Ackermann musste auf die Tour verzichten, holte dann aber bei der Vuelta am letzten Tag den erhofften Sieg. Er beendete am 8. November seine lange Saison, die Ende Januar begonnen hatte. Da er, als einer der wenigen Sieg-Garanten im Team, schon auf Mallorca wieder einsteigen sollte, war die Pause kurz. Vielleicht zu kurz. Die Mallorca-Rennen wurden zwar verschoben, aber Ackermann startete dennoch Anfang Februar beim Etoile de Bessèges in die Saison. Es lief ok, aber die Defizite wurden offensichtlich. Dazu hatte er nicht seinen gewohnten Sprintzug.

Parallel liefen längst die Gespräche zwischen Ackermanns Management und dem Team Bora-hansgrohe. Was man sich erzählt, waren die Gehaltsforderungen den Leistungen der vergangenen Jahre und vor allem auch der Offerten der Bora-Konkurrenz angepasst. Eine schnelle Einigung gab es nicht.

Ackermann arbeitete gemeinsam mit der Performance-Abteilung hart daran, wieder in Top-From zu kommen. Bei den nächsten Rennen lief es dennoch nicht optimal. Bei der UAE-Tour holte er „nur“ einen dritten Platz. Diesmal war der Sprintzug erneut ein anderer – immerhin Schwarzmann und Laas waren dabei. Bei Paris-Nizza war dann bereits Druck im Spiel, zudem gingen die Auffassungen der Sportlichen Leitung und die von Ackermann für die taktische Ausrichtung auseinander.

Es lief nicht und die Gründe dafür sahen die beteiligten Parteien an ganz unterschiedlichen Punkten. Profiradsport ist Business, vor allem auch bei Vertragsverhandlungen. Mit jedem Sieg steigt der Marktwert, mit jeder verpassten Chancen sinkt er ein wenig.

Ackermann und das Team entwickelten Differenzen, die schnell die gemeinsam erreichten Erfolge vergessen ließen. In solchen Konflikten gelangt man nicht selten an den Punkt, wo eine Seite mangelnde Wertschätzung empfindet und die andere Seite das Gefühl hat, der Athlet stellt sich über das Team.
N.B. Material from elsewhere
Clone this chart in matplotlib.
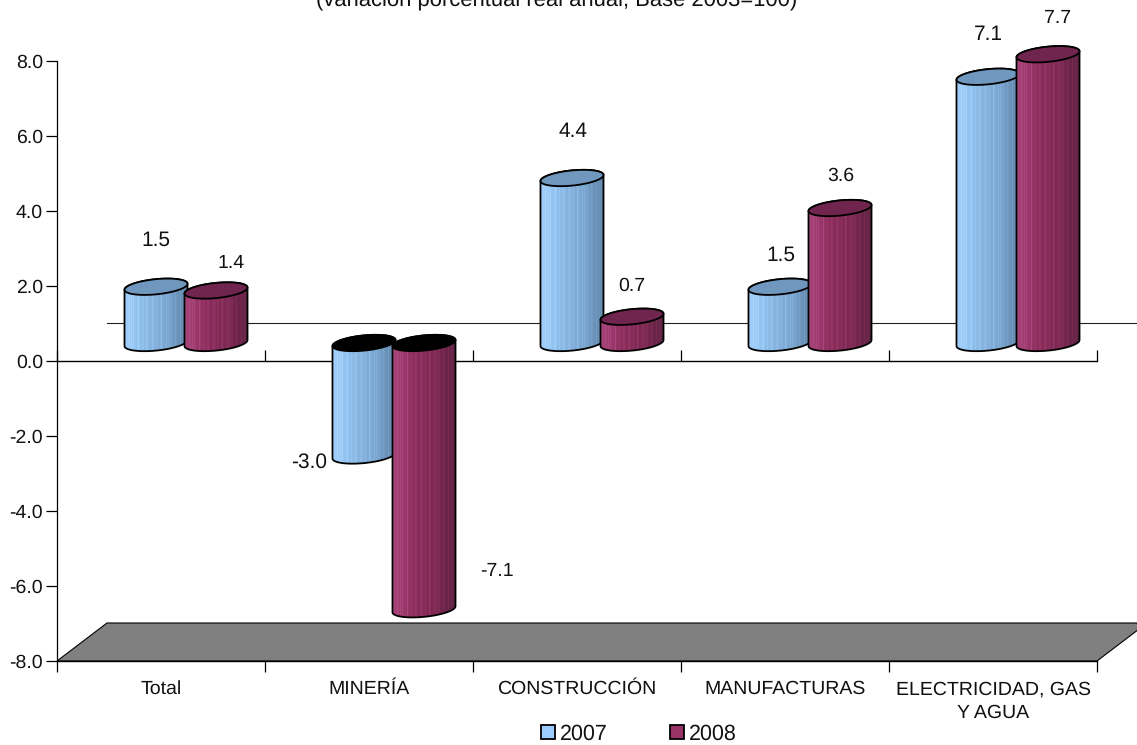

Vermutlich ist weder die eine, noch die andere Seite vollends im Unrecht.

Ohne Saisonsieg hatte Ackermann kaum Argumente für eine Tour-Nominierung, zudem schien das Verhältnis zwischen Team und Fahrer schon vor dem Tourstart zu sehr gestört. Doch es folgte der zu erwartende mediale Knall, als die Nichtnominierung bekannt wurde. Ackermann war enttäuscht, erinnerte an das Versprechen und sparte nicht mit Kritik an der Teamleitung. Diese hielt sich zurück und nutzte die Chance mit dem Angebot für eine weitere Zusammenarbeit die Wogen zu glätten. So spielten beide Seiten eben ihre Karten in der Kommunikation aus.

Neustart ins Ungewisse

Die Zeichen stehen auf Abschied und vor allem für Ackermann wird es ein Neustart in eine ungewisse Zukunft. Am Rande der Rad-DM in Stuttgart betonte Ackermann, dass er sich auch in Zukunft nicht für das größte Gehalt, sondern für die beste Option entscheiden wird.
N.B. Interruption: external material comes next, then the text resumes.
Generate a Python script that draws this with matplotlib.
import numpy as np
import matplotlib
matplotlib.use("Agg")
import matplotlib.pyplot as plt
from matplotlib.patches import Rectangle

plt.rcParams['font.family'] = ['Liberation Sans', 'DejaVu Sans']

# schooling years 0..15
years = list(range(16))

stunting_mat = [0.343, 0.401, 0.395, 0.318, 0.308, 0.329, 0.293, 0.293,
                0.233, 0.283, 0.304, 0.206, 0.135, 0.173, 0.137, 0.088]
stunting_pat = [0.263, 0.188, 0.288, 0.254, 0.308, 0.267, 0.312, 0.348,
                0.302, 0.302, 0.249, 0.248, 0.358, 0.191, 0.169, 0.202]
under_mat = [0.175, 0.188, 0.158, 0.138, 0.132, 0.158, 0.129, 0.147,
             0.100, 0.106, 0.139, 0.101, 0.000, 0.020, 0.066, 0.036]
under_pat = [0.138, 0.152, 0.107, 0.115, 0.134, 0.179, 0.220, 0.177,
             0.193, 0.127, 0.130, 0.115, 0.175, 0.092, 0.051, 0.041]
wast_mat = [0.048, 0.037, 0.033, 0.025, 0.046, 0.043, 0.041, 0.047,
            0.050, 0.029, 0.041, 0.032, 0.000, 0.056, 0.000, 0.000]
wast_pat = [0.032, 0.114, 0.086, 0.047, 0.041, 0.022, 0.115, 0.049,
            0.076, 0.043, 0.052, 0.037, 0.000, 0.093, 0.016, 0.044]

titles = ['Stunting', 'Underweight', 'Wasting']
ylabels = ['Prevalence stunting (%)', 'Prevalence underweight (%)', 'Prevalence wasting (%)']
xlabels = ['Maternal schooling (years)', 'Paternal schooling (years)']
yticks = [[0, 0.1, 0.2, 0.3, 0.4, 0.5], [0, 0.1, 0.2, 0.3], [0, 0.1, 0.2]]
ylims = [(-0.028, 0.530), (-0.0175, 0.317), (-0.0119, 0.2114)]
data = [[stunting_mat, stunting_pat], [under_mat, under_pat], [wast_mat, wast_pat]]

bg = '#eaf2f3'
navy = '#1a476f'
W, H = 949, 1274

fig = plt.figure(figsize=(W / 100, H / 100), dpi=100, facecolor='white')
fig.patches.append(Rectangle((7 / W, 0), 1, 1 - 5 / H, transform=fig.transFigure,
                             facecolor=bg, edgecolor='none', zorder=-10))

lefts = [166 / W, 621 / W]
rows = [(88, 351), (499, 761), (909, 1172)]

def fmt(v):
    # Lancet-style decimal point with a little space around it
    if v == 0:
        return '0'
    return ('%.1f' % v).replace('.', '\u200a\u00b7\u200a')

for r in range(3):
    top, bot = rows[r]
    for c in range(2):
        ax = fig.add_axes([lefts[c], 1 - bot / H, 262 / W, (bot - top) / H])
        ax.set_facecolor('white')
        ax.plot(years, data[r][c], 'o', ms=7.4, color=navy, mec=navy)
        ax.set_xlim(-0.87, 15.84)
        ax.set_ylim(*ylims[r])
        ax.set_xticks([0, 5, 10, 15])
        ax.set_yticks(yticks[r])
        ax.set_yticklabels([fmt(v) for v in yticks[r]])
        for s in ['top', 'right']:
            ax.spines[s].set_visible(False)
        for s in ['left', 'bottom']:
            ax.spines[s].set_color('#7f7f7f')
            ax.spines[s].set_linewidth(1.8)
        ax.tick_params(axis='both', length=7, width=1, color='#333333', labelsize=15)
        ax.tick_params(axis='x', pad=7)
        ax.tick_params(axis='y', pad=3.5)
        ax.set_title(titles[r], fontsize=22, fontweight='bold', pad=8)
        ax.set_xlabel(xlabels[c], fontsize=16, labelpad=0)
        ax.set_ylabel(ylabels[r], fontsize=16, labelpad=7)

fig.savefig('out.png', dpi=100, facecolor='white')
Er, dem das Teamgefüge und „seine Jungs“ stets so wichtig waren, wird nun wohl gehen. Er hatte sich in der Vergangenheit für die Vertragsverlängerungen seiner Anfahrer massiv eingesetzt, nun zieht er womöglich allein los.

Dass er nun sportlich wieder von Sieg zu Sieg eilt, wird ihm gut tun und Selbstvertrauen geben. Er wird es brauchen, denn im neuen Team wird er liefern müssen, sich schnell einfinden, ein neues Kapitel beginnen. Das kann befreiend sein, birgt aber immer auch Risiken. Bei Bora-hansgrohe ist er langsam gewachsen und zum Weltklasse-Fahrer gereift. Nun durchlebt er die erste echte Krise und muss sie meistern, wenn er zurück an die Weltspitze will, wo er 2019 bereits war.

Das Team hat wohl bereits Ersatz gefunden – so ist das im Radsport-Business. Für beide kann diese Trennung schmerzvoll sein, aber am Ende ohne Schaden bleiben. Doch in beiden Fällen wird zumindest in der Außenwahrnehmung nur sportlicher Erfolg dafür sorgen, dass sie am Ende keine langfristigen Folgen hat.